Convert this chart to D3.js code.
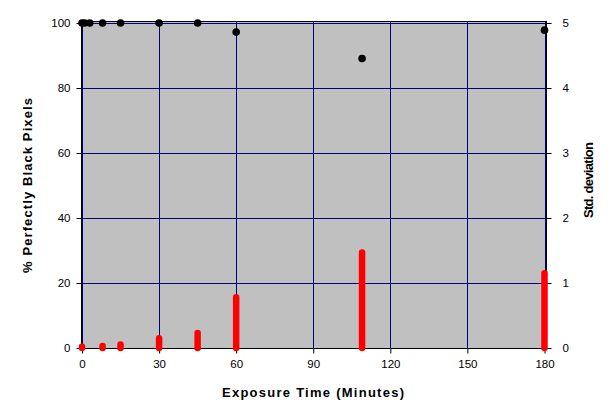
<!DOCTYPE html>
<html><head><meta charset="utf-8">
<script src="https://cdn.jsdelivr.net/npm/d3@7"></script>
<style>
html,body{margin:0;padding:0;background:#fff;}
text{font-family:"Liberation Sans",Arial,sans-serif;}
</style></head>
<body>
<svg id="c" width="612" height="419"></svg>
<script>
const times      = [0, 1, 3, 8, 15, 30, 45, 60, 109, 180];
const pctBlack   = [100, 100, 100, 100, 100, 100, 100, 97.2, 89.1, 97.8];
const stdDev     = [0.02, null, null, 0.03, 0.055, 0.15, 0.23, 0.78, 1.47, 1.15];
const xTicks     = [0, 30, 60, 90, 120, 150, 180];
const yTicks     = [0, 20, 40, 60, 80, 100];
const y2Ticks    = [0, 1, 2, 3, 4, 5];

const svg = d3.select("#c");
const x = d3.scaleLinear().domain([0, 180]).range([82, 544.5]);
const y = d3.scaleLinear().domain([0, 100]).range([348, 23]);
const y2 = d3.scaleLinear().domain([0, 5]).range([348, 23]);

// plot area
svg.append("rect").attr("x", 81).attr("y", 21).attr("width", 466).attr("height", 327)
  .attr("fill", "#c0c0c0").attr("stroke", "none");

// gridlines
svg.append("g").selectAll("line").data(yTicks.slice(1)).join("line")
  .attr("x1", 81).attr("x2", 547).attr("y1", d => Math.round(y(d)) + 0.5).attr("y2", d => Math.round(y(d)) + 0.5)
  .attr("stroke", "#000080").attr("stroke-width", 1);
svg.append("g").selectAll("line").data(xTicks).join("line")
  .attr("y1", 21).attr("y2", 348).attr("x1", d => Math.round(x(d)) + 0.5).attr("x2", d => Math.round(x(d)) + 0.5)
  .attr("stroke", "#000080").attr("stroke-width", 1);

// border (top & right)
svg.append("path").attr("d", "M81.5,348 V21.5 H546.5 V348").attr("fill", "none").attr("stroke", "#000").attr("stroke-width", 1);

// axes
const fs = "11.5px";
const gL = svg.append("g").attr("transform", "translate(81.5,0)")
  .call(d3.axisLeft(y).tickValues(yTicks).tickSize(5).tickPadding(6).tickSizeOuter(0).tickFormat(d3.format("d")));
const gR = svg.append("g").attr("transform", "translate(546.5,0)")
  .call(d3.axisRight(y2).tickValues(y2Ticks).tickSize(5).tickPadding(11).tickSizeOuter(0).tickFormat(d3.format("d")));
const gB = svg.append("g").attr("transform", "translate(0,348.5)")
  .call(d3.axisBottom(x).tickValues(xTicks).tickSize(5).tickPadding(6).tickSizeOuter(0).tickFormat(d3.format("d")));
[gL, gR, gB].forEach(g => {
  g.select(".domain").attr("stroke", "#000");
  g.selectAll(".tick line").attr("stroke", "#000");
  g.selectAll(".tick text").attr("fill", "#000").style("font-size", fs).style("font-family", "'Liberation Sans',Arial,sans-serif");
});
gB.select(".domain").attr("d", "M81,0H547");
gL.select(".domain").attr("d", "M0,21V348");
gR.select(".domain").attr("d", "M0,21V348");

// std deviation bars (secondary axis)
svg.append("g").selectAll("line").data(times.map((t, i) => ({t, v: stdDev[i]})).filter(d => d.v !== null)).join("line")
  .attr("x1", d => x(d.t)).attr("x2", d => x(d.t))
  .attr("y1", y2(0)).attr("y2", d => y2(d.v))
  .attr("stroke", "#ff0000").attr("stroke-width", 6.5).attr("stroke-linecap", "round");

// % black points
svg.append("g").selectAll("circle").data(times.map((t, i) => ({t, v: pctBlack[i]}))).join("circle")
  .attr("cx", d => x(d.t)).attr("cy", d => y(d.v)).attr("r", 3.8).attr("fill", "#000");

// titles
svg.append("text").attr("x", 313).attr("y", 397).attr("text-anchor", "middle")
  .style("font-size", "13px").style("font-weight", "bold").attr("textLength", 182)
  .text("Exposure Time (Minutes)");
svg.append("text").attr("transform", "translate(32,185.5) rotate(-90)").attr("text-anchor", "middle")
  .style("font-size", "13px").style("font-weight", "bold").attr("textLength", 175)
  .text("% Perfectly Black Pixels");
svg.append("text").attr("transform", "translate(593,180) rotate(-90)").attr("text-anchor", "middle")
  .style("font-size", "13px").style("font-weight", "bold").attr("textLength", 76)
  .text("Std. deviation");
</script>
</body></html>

--- --- ---

**Aim of the task**
Transcribe the listing above verbatim. Omit the pictures.

**Result of this task**
Convert this chart to D3.js code.
<!DOCTYPE html>
<html><head><meta charset="utf-8">
<script src="https://cdn.jsdelivr.net/npm/d3@7"></script>
<style>
html,body{margin:0;padding:0;background:#fff;}
text{font-family:"Liberation Sans",Arial,sans-serif;}
</style></head>
<body>
<svg id="c" width="612" height="419"></svg>
<script>
const times      = [0, 1, 3, 8, 15, 30, 45, 60, 109, 180];
const pctBlack   = [100, 100, 100, 100, 100, 100, 100, 97.2, 89.1, 97.8];
const stdDev     = [0.02, null, null, 0.03, 0.055, 0.15, 0.23, 0.78, 1.47, 1.15];
const xTicks     = [0, 30, 60, 90, 120, 150, 180];
const yTicks     = [0, 20, 40, 60, 80, 100];
const y2Ticks    = [0, 1, 2, 3, 4, 5];

const svg = d3.select("#c");
const x = d3.scaleLinear().domain([0, 180]).range([82, 544.5]);
const y = d3.scaleLinear().domain([0, 100]).range([348, 23]);
const y2 = d3.scaleLinear().domain([0, 5]).range([348, 23]);

// plot area
svg.append("rect").attr("x", 81).attr("y", 21).attr("width", 466).attr("height", 327)
  .attr("fill", "#c0c0c0").attr("stroke", "none");

// gridlines
svg.append("g").selectAll("line").data(yTicks.slice(1)).join("line")
  .attr("x1", 81).attr("x2", 547).attr("y1", d => Math.round(y(d)) + 0.5).attr("y2", d => Math.round(y(d)) + 0.5)
  .attr("stroke", "#000080").attr("stroke-width", 1);
svg.append("g").selectAll("line").data(xTicks).join("line")
  .attr("y1", 21).attr("y2", 348).attr("x1", d => Math.round(x(d)) + 0.5).attr("x2", d => Math.round(x(d)) + 0.5)
  .attr("stroke", "#000080").attr("stroke-width", 1);

// border (top & right)
svg.append("path").attr("d", "M81.5,348 V21.5 H546.5 V348").attr("fill", "none").attr("stroke", "#000").attr("stroke-width", 1);

// axes
const fs = "11.5px";
const gL = svg.append("g").attr("transform", "translate(81.5,0)")
  .call(d3.axisLeft(y).tickValues(yTicks).tickSize(5).tickPadding(6).tickSizeOuter(0).tickFormat(d3.format("d")));
const gR = svg.append("g").attr("transform", "translate(546.5,0)")
  .call(d3.axisRight(y2).tickValues(y2Ticks).tickSize(5).tickPadding(11).tickSizeOuter(0).tickFormat(d3.format("d")));
const gB = svg.append("g").attr("transform", "translate(0,348.5)")
  .call(d3.axisBottom(x).tickValues(xTicks).tickSize(5).tickPadding(6).tickSizeOuter(0).tickFormat(d3.format("d")));
[gL, gR, gB].forEach(g => {
  g.select(".domain").attr("stroke", "#000");
  g.selectAll(".tick line").attr("stroke", "#000");
  g.selectAll(".tick text").attr("fill", "#000").style("font-size", fs).style("font-family", "'Liberation Sans',Arial,sans-serif");
});
gB.select(".domain").attr("d", "M81,0H547");
gL.select(".domain").attr("d", "M0,21V348");
gR.select(".domain").attr("d", "M0,21V348");

// std deviation bars (secondary axis)
svg.append("g").selectAll("line").data(times.map((t, i) => ({t, v: stdDev[i]})).filter(d => d.v !== null)).join("line")
  .attr("x1", d => x(d.t)).attr("x2", d => x(d.t))
  .attr("y1", y2(0)).attr("y2", d => y2(d.v))
  .attr("stroke", "#ff0000").attr("stroke-width", 6.5).attr("stroke-linecap", "round");

// % black points
svg.append("g").selectAll("circle").data(times.map((t, i) => ({t, v: pctBlack[i]}))).join("circle")
  .attr("cx", d => x(d.t)).attr("cy", d => y(d.v)).attr("r", 3.8).attr("fill", "#000");

// titles
svg.append("text").attr("x", 313).attr("y", 397).attr("text-anchor", "middle")
  .style("font-size", "13px").style("font-weight", "bold").attr("textLength", 182)
  .text("Exposure Time (Minutes)");
svg.append("text").attr("transform", "translate(32,185.5) rotate(-90)").attr("text-anchor", "middle")
  .style("font-size", "13px").style("font-weight", "bold").attr("textLength", 175)
  .text("% Perfectly Black Pixels");
svg.append("text").attr("transform", "translate(593,180) rotate(-90)").attr("text-anchor", "middle")
  .style("font-size", "13px").style("font-weight", "bold").attr("textLength", 76)
  .text("Std. deviation");
</script>
</body></html>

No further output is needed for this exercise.